DATA PROVIDED →

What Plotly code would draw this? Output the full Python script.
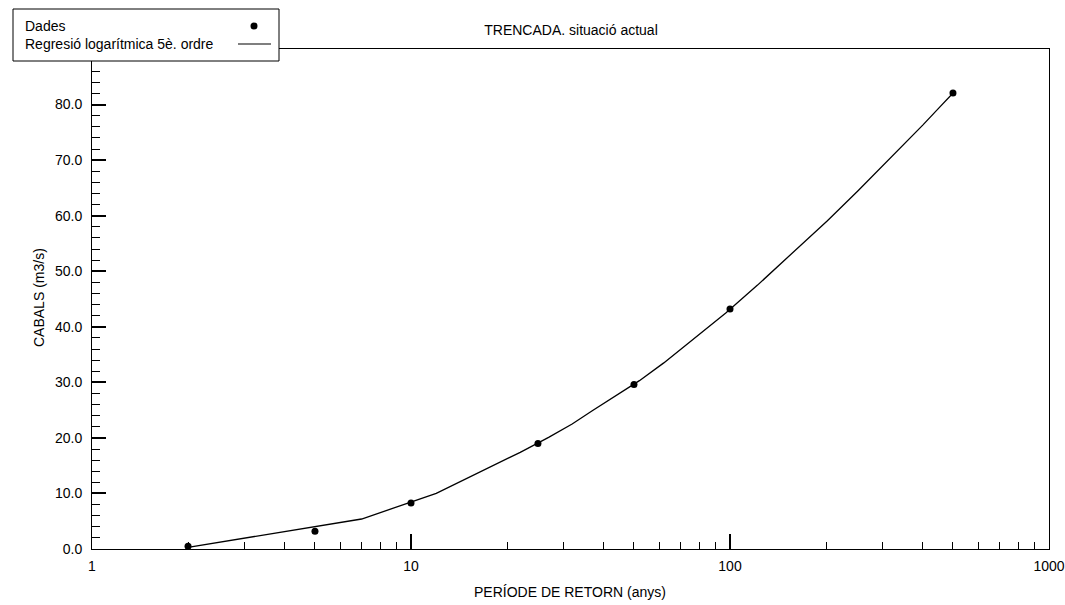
import plotly.graph_objects as go

# ---- data ----
period_data = [2, 5, 10, 25, 50, 100, 500]
flow_data = [0.5, 3.2, 8.3, 19.0, 29.6, 43.2, 82.1]

period_fit = [2, 7, 12, 17, 22, 27, 32, 37, 42, 47, 52, 62, 72, 82, 97,
              122, 152, 202, 252, 302, 352, 402, 452, 497]
flow_fit = [0.3, 5.4, 10.0, 14.2, 17.4, 20.1, 22.5, 24.9, 26.9, 28.6, 30.3,
            33.5, 36.5, 39.1, 42.5, 47.5, 52.5, 59.1, 64.5, 69.0, 72.9,
            76.3, 79.4, 81.9]

x_major_vals = [1, 10, 100, 1000]
x_major_text = ["1", "10", "100", "1000"]
x_minor_vals = [2, 3, 4, 5, 6, 7, 8, 9, 20, 30, 40, 50, 60, 70, 80, 90,
                200, 300, 400, 500, 600, 700, 800, 900]
y_major_vals = [0, 10, 20, 30, 40, 50, 60, 70, 80]
y_major_text = ["%.1f" % v for v in y_major_vals]
y_minor_vals = [v for v in range(2, 90, 2) if v % 10 != 0]

title_text = "TRENCADA. situació actual"
x_title = "PERÍODE DE RETORN (anys)"
y_title = "CABALS (m3/s)"
legend_names = ["Dades", "Regresió logarítmica 5è. ordre"]

FONT = "Liberation Sans, Arial, sans-serif"
FS = 14

fig = go.Figure()
fig.add_trace(go.Scatter(x=period_fit, y=flow_fit, mode="lines",
                         line=dict(color="black", width=1.3),
                         name=legend_names[1], cliponaxis=False,
                         showlegend=False))
fig.add_trace(go.Scatter(x=period_data, y=flow_data, mode="markers",
                         marker=dict(color="black", size=7),
                         name=legend_names[0], cliponaxis=False,
                         showlegend=False))

W, H = 1065, 605
L, R, T, B = 92, 16, 49, 56
pw, ph = W - L - R, H - T - B


def px(xp):
    return (xp - L) / pw


def py(yp):
    return (H - B - yp) / ph


fig.update_layout(
    width=W, height=H,
    margin=dict(l=L, r=R, t=T, b=B, pad=0, autoexpand=False),
    paper_bgcolor="white", plot_bgcolor="white",
    font=dict(family=FONT, size=FS, color="black"),
    showlegend=False,
    title=dict(text=title_text, x=px(571), xref="paper", xanchor="center",
               y=1 - 30 / H, yref="container", yanchor="middle",
               font=dict(family=FONT, size=FS, color="black")),
    xaxis=dict(type="log", range=[0, 3], showgrid=False, zeroline=False,
               automargin=False,
               showline=True, linecolor="black", linewidth=1, mirror=True,
               tickmode="array", tickvals=x_major_vals, ticktext=x_major_text,
               ticks="inside", ticklen=15, tickwidth=2, tickcolor="black",
               ticklabelstandoff=4,
               minor=dict(tickmode="array", tickvals=x_minor_vals,
                          ticks="inside", ticklen=7, tickwidth=1,
                          tickcolor="black", showgrid=False)),
    yaxis=dict(range=[0, 90], showgrid=False, zeroline=False,
               automargin=False,
               showline=True, linecolor="black", linewidth=1, mirror=True,
               tickmode="array", tickvals=y_major_vals, ticktext=y_major_text,
               ticks="inside", ticklen=14, tickwidth=1.5, tickcolor="black",
               ticklabelstandoff=6,
               minor=dict(tickmode="array", tickvals=y_minor_vals,
                          ticks="inside", ticklen=8, tickwidth=1,
                          tickcolor="black", showgrid=False)),
)

# axis titles
fig.add_annotation(text=x_title, xref="paper", yref="paper",
                   x=px(570), y=py(592), xanchor="center", yanchor="middle",
                   showarrow=False, font=dict(family=FONT, size=FS))
fig.add_annotation(text=y_title, xref="paper", yref="paper",
                   x=px(39), y=py(298), xanchor="center", yanchor="middle",
                   textangle=-90, showarrow=False,
                   font=dict(family=FONT, size=FS))

# legend box (symbols on the right, as in the reference)
fig.add_shape(type="rect", xref="paper", yref="paper",
              x0=px(13), x1=px(279), y0=py(61), y1=py(9),
              line=dict(color="black", width=1), fillcolor="white",
              layer="above")
fig.add_annotation(text=legend_names[0], xref="paper", yref="paper",
                   x=px(23), y=py(26), xanchor="left", yanchor="middle",
                   showarrow=False, font=dict(family=FONT, size=FS))
fig.add_annotation(text=legend_names[1], xref="paper", yref="paper",
                   x=px(23), y=py(44), xanchor="left", yanchor="middle",
                   showarrow=False, font=dict(family=FONT, size=FS))
fig.add_shape(type="circle", xref="paper", yref="paper",
              xsizemode="pixel", ysizemode="pixel",
              xanchor=px(254), yanchor=py(26),
              x0=-3.5, x1=3.5, y0=-3.5, y1=3.5,
              fillcolor="black", line=dict(color="black", width=0),
              layer="above")
fig.add_shape(type="line", xref="paper", yref="paper",
              x0=px(238), x1=px(271), y0=py(44), y1=py(44),
              line=dict(color="black", width=1.2), layer="above")

fig.write_html("out.html")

WHAT NEEDS TO BE DONE → Omit the pictures, then repeat exactly each line from the beginning of the listing through the line with "flow_data = [0.5, 3.2, 8.3, 19.0, 29.6, 43.2, 82.1]".

WRITTEN RESPONSE →
What Plotly code would draw this? Output the full Python script.
import plotly.graph_objects as go

# ---- data ----
period_data = [2, 5, 10, 25, 50, 100, 500]
flow_data = [0.5, 3.2, 8.3, 19.0, 29.6, 43.2, 82.1]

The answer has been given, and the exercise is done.